Vivimos en exceso pendientes de nuestras emociones, de potenciar al individuo (yo primero, disfruta cuanto puedas y deja a un lado todo lo demás, tú eres lo más importante...) y hemos olvidado, en definitiva, el significado original de las palabras, de cada palabra, con las que identificamos la iconografía de todo aquello que queremos comprender, de lo que comprende la vida en realidad, el significado que eso encierra para el desarrollo vital del ser humano. Se ha desvirtuado tanto todo lo que nos ha costado siglos asimilar, que nadie sabría decir a ciencia cierta, con concreción, qué es la amistad, por ejemplo, y en qué consiste disponer de ella... o el amor, el orgullo, la simpatía, el olvido, el recuerdo... Nos han inculcado hasta la saciedad que debemos mirarnos en el ombligo y mostrarles al mundo cuán bello es y lo poco importa el del vecino. Poco interesa la hermandad de un solo pueblo que habita en el planeta tierra: el ser humano. Sólo importa lo que se ve, la afinidad de la piel, de la raza, del idioma, de las costumbres... Todo aquello que iconográfica, moral o espiritualmente nos separe, en vez de unirnos. Al fin y a la postre, rehusar aceptar el conocimiento del otro significa asumir un cordón sanitario hacia cualquier cosa que no conozcamos, autoaislarnos, morir de inanición...

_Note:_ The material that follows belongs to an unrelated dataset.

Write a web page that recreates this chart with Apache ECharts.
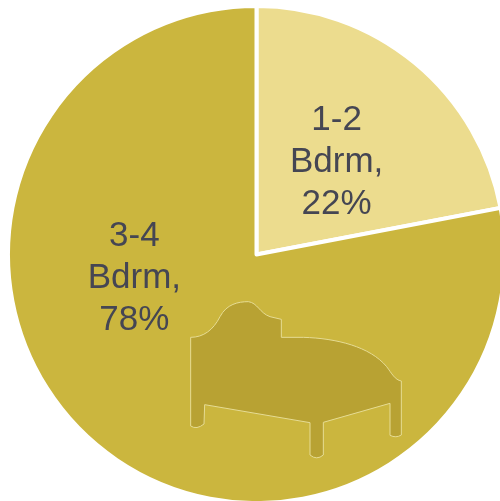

Este planeta nuestro se queja desde lo más profundo cada vez con más insistencia y furia, porque el ser humano se halla cada vez más separado del propio ser humano. Que se haya quebrado el bloque más antiguo de hielo en el Ártico significa que algo en el complejo vitamínico de la comunicación entre los pueblos se ha roto definitivamente, el medio vital del ser humano se nos muere representado en esa metáfora de la naturaleza. Y ya hemos visto que la existencia es la palabra, el origen de la comunicación, la veracidad de la etimología y su razón de ser; la aceptación de múltiples formas de significado, según las costumbres de cada pueblo. Si nos falta eso, se desmorona todo como un castillo de naipes. Seguimos prefiriendo la disputa y el enfrentamiento al entendimiento, la argumentación, el debate..., hablar. «En una sociedad como la nuestra, radicalmente amenazada, donde el principio de la vida no se ha supeditado solamente al principio del conocimiento, sino al principio de la múltiple verdad, de la ignorancia fanatizadora, del cultivo masivo de la estupidez, de la crueldad y de la violencia, todas las supuestas teorías científicas, todos los filosofismos de los nuevos pitagóricos, todos los adelantos tecnológicos arrastran la mala conciencia de no servir absolutamente para nada, a pesar de sustentarse de la discutible liturgia de la utilidad». (El epicureísmo, Emilio Lledó. Ed. Taurus, 2014). El eje transversal más antiguo del ser humano sobre este maltrecho planeta tierra es la palabra, que anda resquebrajada en nuestro entendimiento como el bloque de hielo más antiguo del Ártico.